The main goal of this latest flight was to reposition the helicopter and image science targets along the way. This was Ingenuity's second flight this month.
The #MarsHelicopter lands another flight!Ingenuity successfully completed Flight 48 yesterday. The rotorcraft reached an altitude of 39 ft (12 meters) and traveled 1,305 ft (398 meters) for 149.9 seconds. https://t.co/7DMHj9LkNX pic.twitter.com/oAl9ZZwx1f— NASA JPL (@NASAJPL) March 22, 2023
Ingenuity was transported to Mars aboard NASA's Perseverance rover, which launched on July 30, 2020, and landed on Mars on February 18, 2021. The tiny rotorcraft was attached to the rover's belly and was deployed on the Martian surface in April 2021.

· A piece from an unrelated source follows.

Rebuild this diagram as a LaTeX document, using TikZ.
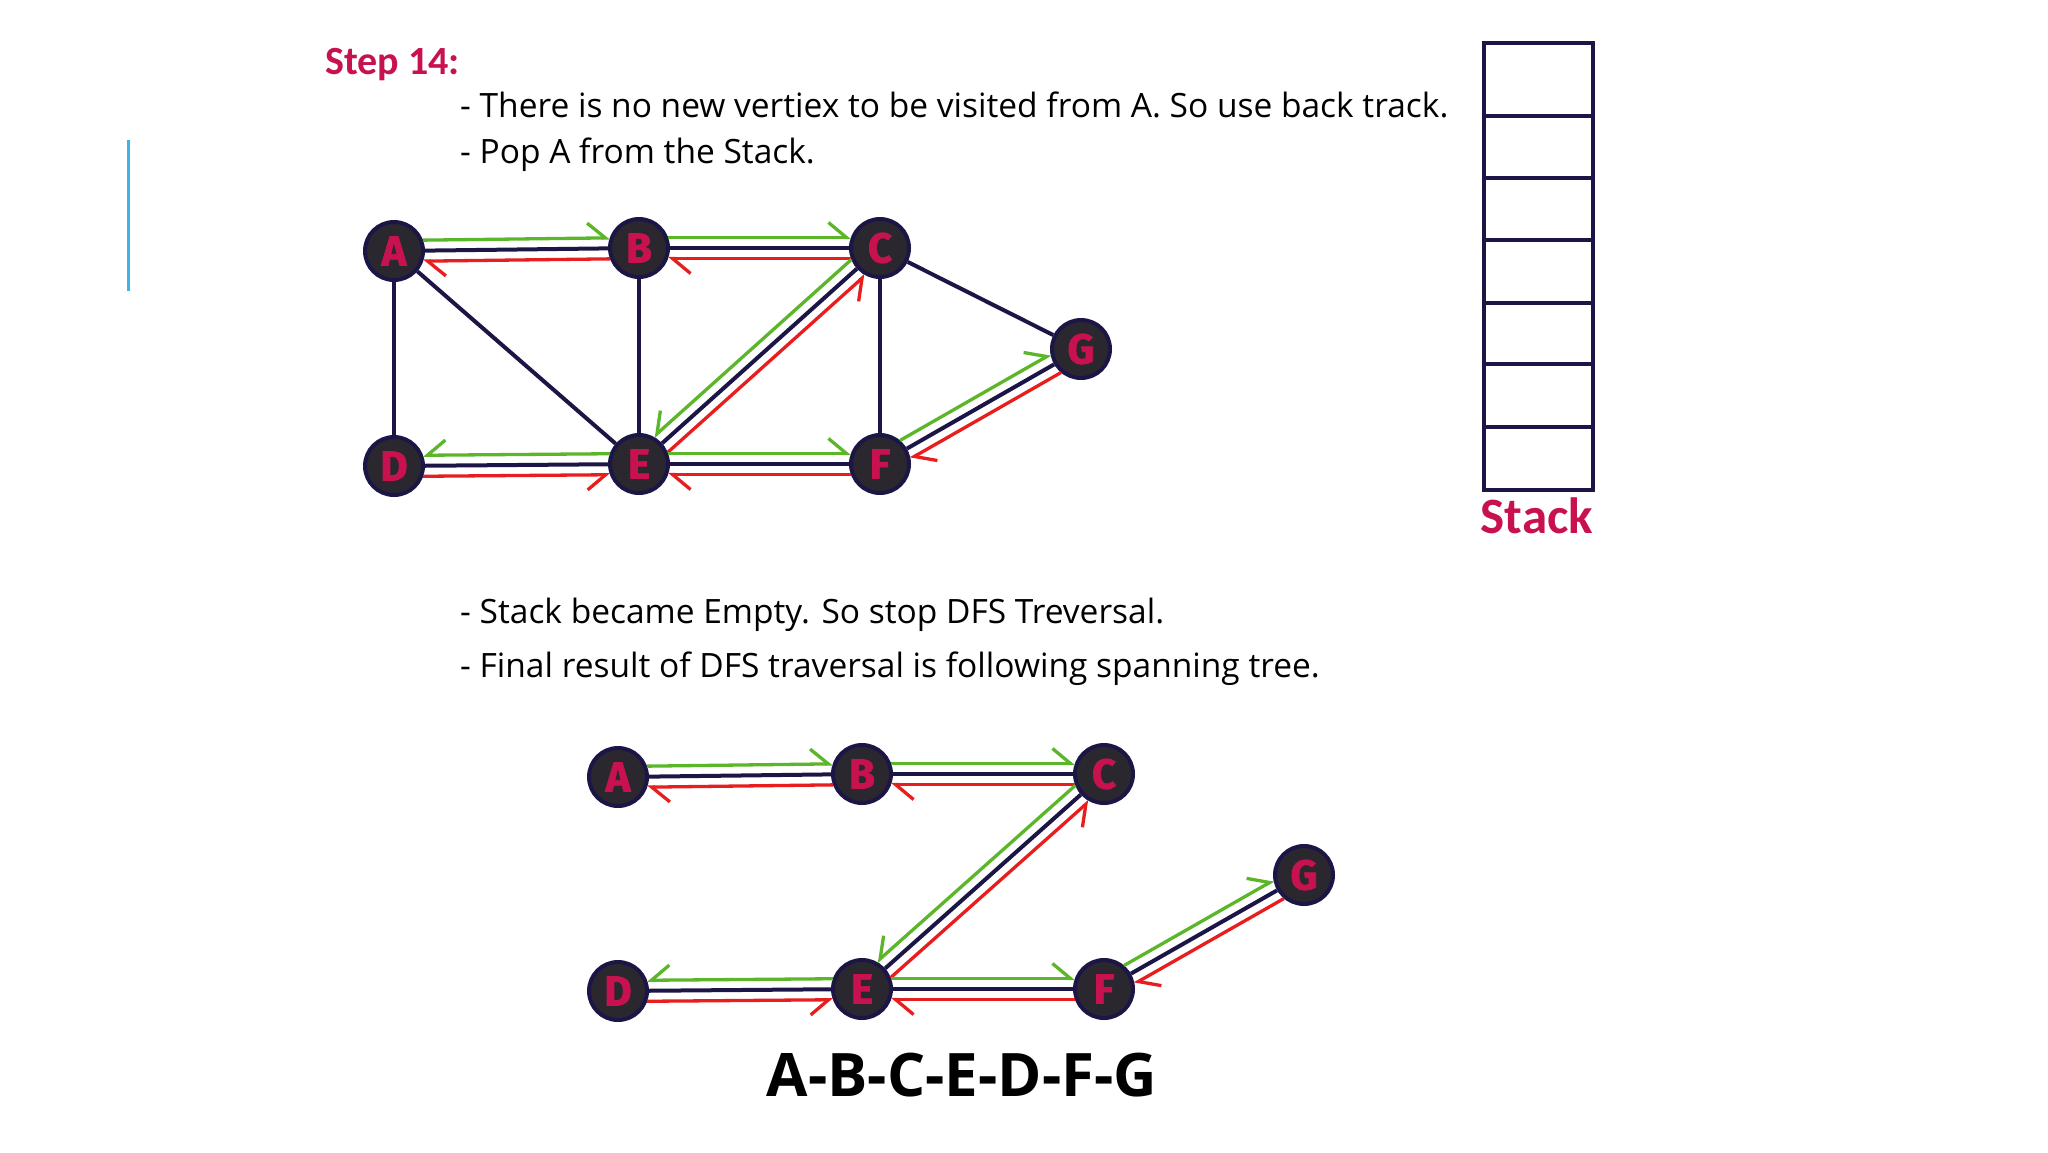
\documentclass[tikz,border=0pt]{standalone}
\usepackage{fontspec}
\setmainfont{Open Sans}
\newfontfamily\stepfont{Carlito}
\newfontfamily\letterfont{Fira Sans}[BoldFeatures={FakeBold=1.6}]
\usetikzlibrary{arrows.meta,calc}
\definecolor{navy}{RGB}{28,22,70}
\definecolor{crim}{RGB}{200,18,80}
\definecolor{grn}{RGB}{92,182,42}
\definecolor{rd}{RGB}{232,30,30}
\definecolor{vfill}{RGB}{42,40,46}
\definecolor{sky}{RGB}{59,180,232}
\newcommand\travL[3]{\draw[#3,barbL] ($(#1.center)!10.5pt!90:(#2.center)$) -- ($(#2.center)!10.5pt!-90:(#1.center)$);}
\newcommand\travR[3]{\draw[#3,barbR] ($(#1.center)!10.5pt!-90:(#2.center)$) -- ($(#2.center)!10.5pt!90:(#1.center)$);}
\begin{document}
\begin{tikzpicture}[x=1pt,y=-1pt,
  vert/.style={circle,draw=navy,line width=4pt,fill=vfill,minimum size=58pt,inner sep=0pt,text=crim,font=\letterfont\bfseries\fontsize{42}{42}\selectfont},
  edge/.style={draw=navy,line width=4pt},
  trav/.style={line width=3.3pt,shorten <=29pt,shorten >=29pt},
  barbL/.style={trav,-{Straight Barb[harpoon,length=18pt,width=30pt]}},
  barbR/.style={trav,-{Straight Barb[harpoon,swap,length=18pt,width=30pt]}},
  body/.style={anchor=base west,inner sep=0pt,font=\fontsize{33.5}{38}\selectfont},
  cell/.style={draw=navy,line width=4pt}
]
\fill[white] (0,0) rectangle (2048,1152);
\useasboundingbox (0,0) rectangle (2048,1152);

% blue bar
\draw[sky,line width=3pt] (128,140) -- (128,291);

% texts
\node[anchor=base west,inner sep=0pt,text=crim,font=\stepfont\bfseries\fontsize{40}{42}\selectfont] (step) at (325,74) {Step 14:};
\node[body] (t1) at (460,117) {- There is no new vertiex to be visited from A. So use back track.};
\node[body] (t2) at (460,163) {- Pop A from the Stack.};
\node[body] (t3) at (460,623) {- Stack became Empty. So stop DFS Treversal.};
\node[body] (t4) at (460,677) {- Final result of DFS traversal is following spanning tree.};
\node[anchor=base,inner sep=0pt,font=\bfseries\fontsize{60}{64}\selectfont] (res) at (962,1096) {A-B-C-E-D-F-G};

% stack
\draw[cell] (1484,43) rectangle (1593,490);
\foreach \yy in {116,178,240,303,364,427} \draw[cell] (1484,\yy) -- (1593,\yy);
\node[anchor=base,inner sep=0pt,text=crim,font=\stepfont\bfseries\fontsize{51}{54}\selectfont] (stk) at (1537,533) {Stack};

% top graph
\node[vert] (A) at (394,251) {A};
\node[vert] (B) at (639,248) {B};
\node[vert] (C) at (880,248) {C};
\node[vert] (D) at (394,466) {D};
\node[vert] (E) at (639,464) {E};
\node[vert] (F) at (880,464) {F};
\node[vert] (G) at (1081,349) {G};
\draw[edge] (A) -- (B);
\draw[edge] (B) -- (C);
\draw[edge] (A) -- (D);
\draw[edge] (A) -- (E);
\draw[edge] (B) -- (E);
\draw[edge] (C) -- (E);
\draw[edge] (C) -- (F);
\draw[edge] (C) -- (G);
\draw[edge] (D) -- (E);
\draw[edge] (E) -- (F);
\draw[edge] (F) -- (G);
\travL{A}{B}{grn} \travL{B}{A}{rd}
\travL{B}{C}{grn} \travL{C}{B}{rd}
\travR{C}{E}{grn} \travR{E}{C}{rd}
\travR{E}{D}{grn} \travR{D}{E}{rd}
\travL{E}{F}{grn} \travL{F}{E}{rd}
\travL{F}{G}{grn} \travL{G}{F}{rd}

% bottom graph
\node[vert] (a) at (618,777) {A};
\node[vert] (b) at (862,774) {B};
\node[vert] (c) at (1104,774) {C};
\node[vert] (d) at (618,991) {D};
\node[vert] (e) at (862,989) {E};
\node[vert] (f) at (1104,989) {F};
\node[vert] (g) at (1304,875) {G};
\draw[edge] (a) -- (b);
\draw[edge] (b) -- (c);
\draw[edge] (c) -- (e);
\draw[edge] (d) -- (e);
\draw[edge] (e) -- (f);
\draw[edge] (f) -- (g);
\travL{a}{b}{grn} \travL{b}{a}{rd}
\travL{b}{c}{grn} \travL{c}{b}{rd}
\travR{c}{e}{grn} \travR{e}{c}{rd}
\travR{e}{d}{grn} \travR{d}{e}{rd}
\travL{e}{f}{grn} \travL{f}{e}{rd}
\travL{f}{g}{grn} \travL{g}{f}{rd}
\end{tikzpicture}
\end{document}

The robotic helicopter has not only demonstrated the capabilities of aerial exploration on Mars but has also provided stunning aerial views of the Red Planet to help scientists better understand the planet's terrain and geology.
Ingenuity's 48 successful flights have opened the door to potential future aerial exploration of Mars and other planets. For instance, NASA is planning to send two advanced helicopters to retrieve samples laid down by Perseverance on the Martian surface. The Sample Recovery Helicopters are slated to fly to Mars as part of the Mars Sample Return campaign - a joint mission between NASA and the European Space Agency (ESA - and will serve as backups to Perseverance in transporting sample tubes to the Sample Retrieval Lander for in-depth analysis on Earth.
NASA's Sample Recovery Helicopters would expand on Ingenuity's design - featuring wheels instead of feet, and a small manipulator arm with a two-fingered gripper capable of carrying sample tubes.
The agency is also preparing to send a rotorcraft to Saturn's moon Titan in 2027 to determine the potential habitability of its environment.